We can put criteria like this: do the confessions lead to new arrests, expose internal mechanisms of movements’ activities, worsen the situation of other prisoners in turn for softening the situation of the one making statements? Does it promote the ideas which put behind the actions? Also in case when there is a group arrested – there needs to be an agreement between the arrested comrades on the public statements, it is not acceptable to decide such stuff on your own.
According to this criteria no adequate reasons to judge Dmitry Dubovsky for betrayal and snitching are seen.
A few more words
The torture situation has two more important aspects. At first: the very fact of torture allows you to comprehend fully, not just by word, but from experience, that the State and all its representatives are our real enemies, violent and ruthless. We must fight them relentlessly and with determination.
Second one: the movement should defend itself against traitors. If we’re talking about serious struggle – those who supplied police with information, who testified in court – should face retaliation, just how it was in the times when revolution didn’t smell like an imitation. This issue has not been seriously discussed among the current anarchists so far. To establish retaliation as an institution within anarchist movement – one of our most important tasks, as shocking as it sounds.
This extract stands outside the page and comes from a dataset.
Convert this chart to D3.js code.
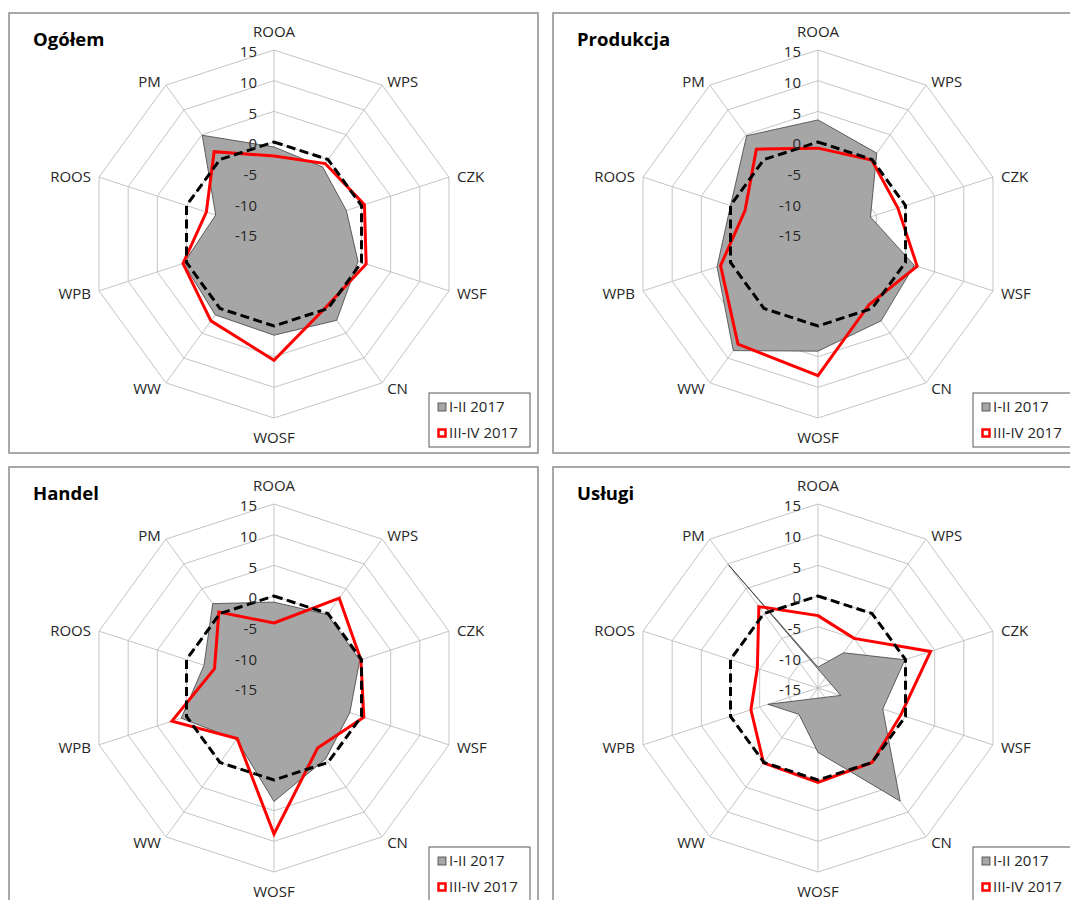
<!DOCTYPE html>
<html>
<head>
<meta charset="utf-8">
<script src="https://cdn.jsdelivr.net/npm/d3@7"></script>
<style>
  body { margin: 0; background: #ffffff; }
  svg text { font-family: "Open Sans", "Noto Sans", sans-serif; }
</style>
</head>
<body>
<svg id="chart" width="1070" height="900"></svg>
<script>
// ---------------- data ----------------
const axes = ["ROOA", "WPS", "CZK", "WSF", "CN", "WOSF", "WW", "WPB", "ROOS", "PM"];
const tickValues = [-15, -10, -5, 0, 5, 10, 15];
const panelTitles = ["Ogółem", "Produkcja", "Handel", "Usługi"];
const seriesNames = ["I-II 2017", "III-IV 2017"];

// I-II 2017 (grey area)
const ogolem_I_II    = [-0.8, -1.5, -2.6, -0.6, 2.4, 1.5, 1.3, 0.5, -5.0, 4.9];
const produkcja_I_II = [3.6, 1.3, -6.0, 1.5, 2.5, 4.1, 8.5, 2.3, 0.0, 4.8];
const handel_I_II    = [-1.0, -0.2, -0.3, -2.0, -0.7, 3.5, -4.6, 0.9, -3.0, 2.0];
const uslugi_I_II    = [-11.6, -7.9, -0.1, -3.9, 7.8, -4.5, -9.7, -6.4, -18.9, 9.8];

// III-IV 2017 (red line)
const ogolem_III_IV    = [-2.3, -0.8, 0.5, 0.8, -0.4, 5.6, 2.5, 0.6, -3.4, 1.6];
const produkcja_III_IV = [-1.0, -0.1, -1.3, 2.0, -0.8, 8.1, 7.2, 1.7, -2.5, 2.1];
const handel_III_IV    = [-4.4, 3.1, -0.1, 0.4, -2.9, 8.8, -4.8, 2.5, -4.8, 0.3];
const uslugi_III_IV    = [-3.2, -5.0, 4.3, -0.8, 0.0, 0.4, 0.1, -3.5, -4.6, 1.4];

// reference level (black dashed line)
const referenceLine = [0, 0, 0, 0, 0, 0, 0, 0, 0, 0];

const panelsI   = [ogolem_I_II, produkcja_I_II, handel_I_II, uslugi_I_II];
const panelsIII = [ogolem_III_IV, produkcja_III_IV, handel_III_IV, uslugi_III_IV];

// ---------------- layout ----------------
const svg = d3.select("#chart");
const panelW = 529, panelH = 440;
const panelOrigins = [[9, 13], [553, 13], [9, 467], [553, 467]];
const R = 184;
const cx = 265, cy = 221;
const textColor = "#262626";

const rScale = d3.scaleLinear().domain([-15, 15]).range([0, R]);
const angle = i => i * 2 * Math.PI / axes.length;

const radialLine = d3.lineRadial()
  .angle((d, i) => angle(i))
  .radius(d => rScale(d))
  .curve(d3.curveLinearClosed);

panelTitles.forEach((title, p) => {
  const [px, py] = panelOrigins[p];
  const g = svg.append("g").attr("transform", `translate(${px},${py})`);

  g.append("rect")
    .attr("x", 0).attr("y", 0).attr("width", panelW).attr("height", panelH)
    .attr("fill", "#ffffff").attr("stroke", "#8c8c8c").attr("stroke-width", 1.5);

  g.append("text")
    .attr("x", 24).attr("y", 33)
    .attr("font-size", 18.5).attr("font-weight", "bold").attr("fill", "#000")
    .text(title);

  const c = g.append("g").attr("transform", `translate(${cx},${cy})`);

  // grid rings (decagons)
  tickValues.slice(1).forEach(t => {
    c.append("path")
      .attr("d", radialLine(axes.map(() => t)))
      .attr("fill", "none").attr("stroke", "#c4c4c4").attr("stroke-width", 1);
  });
  // spokes
  axes.forEach((a, i) => {
    const ang = angle(i);
    c.append("line")
      .attr("x1", 0).attr("y1", 0)
      .attr("x2", rScale(15) * Math.sin(ang)).attr("y2", -rScale(15) * Math.cos(ang))
      .attr("stroke", "#c4c4c4").attr("stroke-width", 1);
  });

  // grey area series
  c.append("path")
    .attr("d", radialLine(panelsI[p]))
    .attr("fill", "#a6a6a6").attr("fill-rule", "evenodd")
    .attr("stroke", "#404040").attr("stroke-width", 0.8)
    .attr("stroke-linejoin", "miter");

  // red line series
  c.append("path")
    .attr("d", radialLine(panelsIII[p]))
    .attr("fill", "none").attr("stroke", "#ff0000").attr("stroke-width", 3)
    .attr("stroke-linejoin", "miter");

  // dashed reference
  c.append("path")
    .attr("d", radialLine(referenceLine))
    .attr("fill", "none").attr("stroke", "#000").attr("stroke-width", 3)
    .attr("stroke-dasharray", "9,4.5");

  // tick labels
  tickValues.forEach(t => {
    c.append("text")
      .attr("x", -17).attr("y", -rScale(t) + 2)
      .attr("dy", "0.35em")
      .attr("text-anchor", "end")
      .attr("font-size", 15).attr("fill", textColor)
      .text(t);
  });

  // axis labels
  axes.forEach((a, i) => {
    const ang = angle(i);
    const s = Math.sin(ang), co = Math.cos(ang);
    const vx = R * s, vy = -R * co;
    let x, yc, anchor;
    if (Math.abs(s) < 0.1) {
      anchor = "middle";
      x = vx;
      yc = co > 0 ? vy - 18 : vy + 20;
    } else {
      const gap = Math.abs(s) > 0.9 ? 8 : 5;
      anchor = s > 0 ? "start" : "end";
      x = vx + (s > 0 ? gap : -gap);
      yc = vy - co * 6 + 1;
    }
    c.append("text")
      .attr("x", x).attr("y", yc).attr("dy", "0.35em")
      .attr("text-anchor", anchor)
      .attr("font-size", 15).attr("fill", textColor)
      .text(a);
  });

  // legend
  const lg = g.append("g").attr("transform", "translate(420,380)");
  lg.append("rect").attr("width", 101).attr("height", 54)
    .attr("fill", "#fff").attr("stroke", "#595959").attr("stroke-width", 1);
  seriesNames.forEach((name, k) => {
    const yy = 14 + k * 26;
    if (k === 0) {
      lg.append("rect").attr("x", 9).attr("y", yy - 4).attr("width", 8).attr("height", 8)
        .attr("fill", "#a6a6a6").attr("stroke", "#404040").attr("stroke-width", 0.8);
    } else {
      lg.append("rect").attr("x", 9.5).attr("y", yy - 3.5).attr("width", 7).attr("height", 7)
        .attr("fill", "#fff").attr("stroke", "#ff0000").attr("stroke-width", 2.5);
    }
    lg.append("text").attr("x", 20).attr("y", yy).attr("dy", "0.35em")
      .attr("font-size", 15).attr("fill", textColor).text(name);
  });
});
</script>
</body>
</html>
Modern trends: comprehensive ego-centrism, fixation on one’s own “traumas” and its “healing”, – do not contribute to building resilience to repressions. If we prioritize personal comfort and prosperity – we are two steps away from favoring it over our beliefs, ethical principles and safety of our comrades.
Modern culture broadcasts an apology of weakness. Like a sacred human right not to show courage and other eminent qualities in a difficult situation, but to break and give in. It is necessary to understand limits of human being’s capabilities and treat one in a humane manner but an apology of weakness is wrong and obviously disastrous.
Yes, to demand refraining from testimony under torture at all costs – is to demand extraordinary fortitude, but it’s deeply rooted in our culture, it’s ingrained in us since childhood.
It’s an inhumane moment when our right to weakness ceases to function and gives way to our duty to show inner strength.